Petri
Open-source behavioral evaluation tool developed by Anthropic for comparing AI model alignment across providers.
Overview
Petri 2.0 replicates the style of Anthropic’s internal automated behavioral audit in a smaller, publicly available form. It uses a set of seed scenarios with simulated users and tools, designed to be compatible with models from any developer.
Methodology
- Uses investigator models to probe target models across a fixed set of 362 seed scenarios
- Each transcript scored by three models from different providers (for Claude Mythos Preview testing: Claude Sonnet 4.6 and GPT-5.4 as auditors; Claude Opus 4.6, Gemini 3.1 Pro, and GPT-5.4 as scorers)
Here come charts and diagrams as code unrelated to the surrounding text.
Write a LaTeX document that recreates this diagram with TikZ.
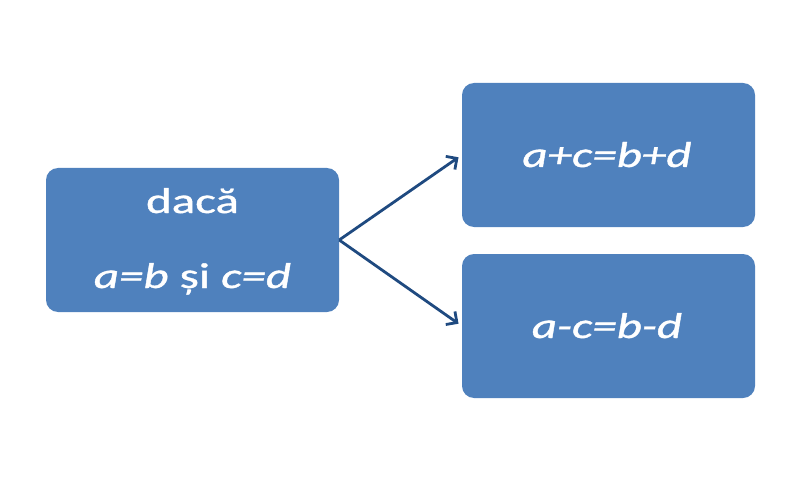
\documentclass[tikz,border=0pt]{standalone}
\usepackage{fontspec}
\setmainfont{Carlito}
\usetikzlibrary{arrows.meta,positioning}
\definecolor{boxblue}{HTML}{4F81BD}
\definecolor{arrowblue}{HTML}{1F4A80}
\tikzset{
  box/.style={fill=boxblue, rounded corners=12pt, minimum width=293pt, minimum height=144pt, inner sep=0pt},
  txt/.style={text=white, anchor=base, inner sep=0pt, font=\fontsize{36}{40}\selectfont\addfontfeatures{FakeBold=0.9}},
  arr/.style={draw=arrowblue, line width=2.8pt, shorten >=4pt, -{Straight Barb[length=8pt,width=16pt]}}
}
\newcommand{\wide}[1]{\scalebox{1.36}[1]{#1}}
\begin{document}
\begin{tikzpicture}[x=1pt,y=1pt]
      \useasboundingbox (0,0) rectangle (808,480);

      \node[box] (daca) at (192.5,240) {};
      \node[box] (sum) at (608.5,325) {};
      \node[box] (dif) at (608.5,154) {};

      \node[txt] (daca-1) at (192.5,267) {\wide{dacă}};
      \node[txt] (daca-2) at (192.5,192) {\wide{\itshape a=b \upshape și \itshape c=d}};
      \node[txt] (sum-t) at (607,313) {\wide{\itshape a+c=b+d}};
      \node[txt] (dif-t) at (607,142) {\wide{\itshape a-c=b-d}};

      \draw[arr] (daca.east) -- (sum.west);
      \draw[arr] (daca.east) -- (dif.west);
    \end{tikzpicture}
\end{document}
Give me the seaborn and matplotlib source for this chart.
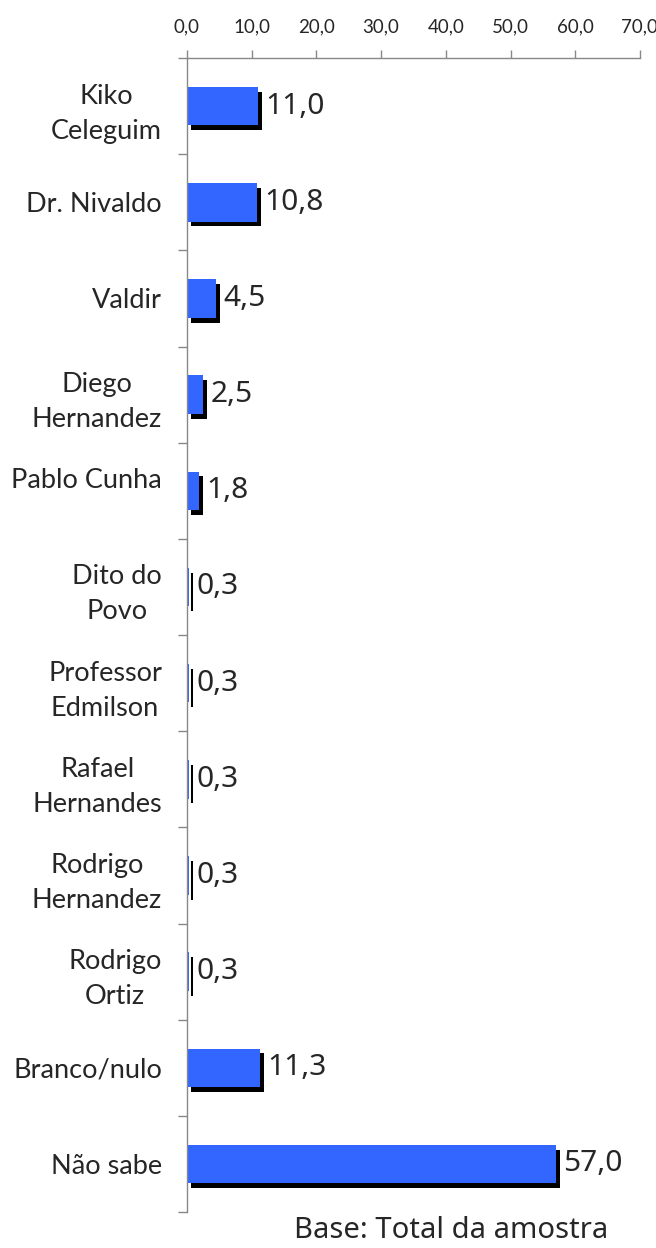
import matplotlib.pyplot as plt
import matplotlib.patheffects as pe
import numpy as np
import pandas as pd
import seaborn as sns

candidates = ['Kiko\nCeleguim', 'Dr. Nivaldo', 'Valdir', 'Diego\nHernandez',
              'Pablo Cunha\n', 'Dito do\nPovo', 'Professor\nEdmilson',
              'Rafael\nHernandes', 'Rodrigo\nHernandez', 'Rodrigo\nOrtiz',
              'Branco/nulo', 'Não sabe']
values = [11.0, 10.8, 4.5, 2.5, 1.8, 0.3, 0.3, 0.3, 0.3, 0.3, 11.3, 57.0]
x_ticks = [0, 10, 20, 30, 40, 50, 60, 70]
footer = 'Base: Total da amostra'

df = pd.DataFrame({'candidato': candidates, 'pct': values})

sns.set_style('white')
plt.rcParams['font.family'] = ['Lato', 'DejaVu Sans']

fig = plt.figure(figsize=(6.56, 12.48), dpi=100)
ax = fig.add_axes([0.285, 0.0288, 0.6905, 0.9247])

sns.barplot(data=df, x='pct', y='candidato', orient='h', color='#3366FF',
            saturation=1, width=0.4, ax=ax)

# black drop shadow under each bar
shadow = [pe.SimplePatchShadow(offset=(3, -3.5), shadow_rgbFace='black',
                               alpha=1), pe.Normal()]
for bar in ax.patches:
    bar.set_path_effects(shadow)
    bar.set_linewidth(0)

for i, v in enumerate(values):
    ax.annotate(f'{v:.1f}'.replace('.', ','), xy=(v, i), xytext=(5.5, 0),
                textcoords='offset points', va='center', ha='left',
                fontsize=21.5, family='Noto Sans')

ax.set_xlim(0, 70)
ax.set_ylim(11.5, -0.5)
ax.xaxis.tick_top()
ax.set_xticks(x_ticks)
ax.set_xticklabels([f'{t:.1f}'.replace('.', ',') for t in x_ticks],
                   fontsize=13.5)
ax.tick_params(axis='x', direction='out', length=6, color='#888888',
               width=1, pad=10, top=True, bottom=False)

ax.set_yticks(range(len(candidates)))
ax.set_yticklabels(candidates, fontsize=19.5, multialignment='center',
                   linespacing=1.5)
ax.set_yticks(np.arange(-0.5, len(candidates), 1), minor=True)
ax.tick_params(axis='y', which='major', length=0, pad=18)
ax.tick_params(axis='y', which='minor', length=6.5, color='#888888', width=1,
               left=True)

ax.set_xlabel('')
ax.set_ylabel('')
for side in ['right', 'bottom']:
    ax.spines[side].set_visible(False)
for side in ['top', 'left']:
    ax.spines[side].set_color('#888888')
    ax.spines[side].set_linewidth(1)

fig.text(0.688, 1 - 1230 / 1248, footer, ha='center', va='center',
         fontsize=21, family='Noto Sans')

fig.savefig('out.png', dpi=100)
- Scores averaged across all investigations and all scorers
Metrics
Six major dimensions (all where lower is better, except evaluation awareness):
- Misaligned behavior — catch-all for concerning behaviors
- Verbalized evaluation awareness — speculation about being tested
- Cooperation with human misuse — willingness to assist harmful requests
- User deception — unprompted intentional deception
- Sycophancy — excessive praise or validation of bad ideas
- Encouragement of user delusion — extreme sycophancy involving disconnection from reality
Results for Claude Mythos Preview
An earlier (weaker) version of Claude Mythos Preview was compared against GPT-5.3 Instant, GPT-5.4, Gemini 3.1 Pro, Kimi K2.5, Grok 4.20, Claude Sonnet 4.6, and Claude Opus 4.6. It was consistently at or near the front of the field on safety metrics. Claude models showed higher rates of evaluation awareness compared to models from other developers.
Relationship to Internal Audit
Petri’s design resembles the internal automated behavioral audit, but Anthropic limits what it shares publicly to prevent investigation scenarios from leaking into training data for future models.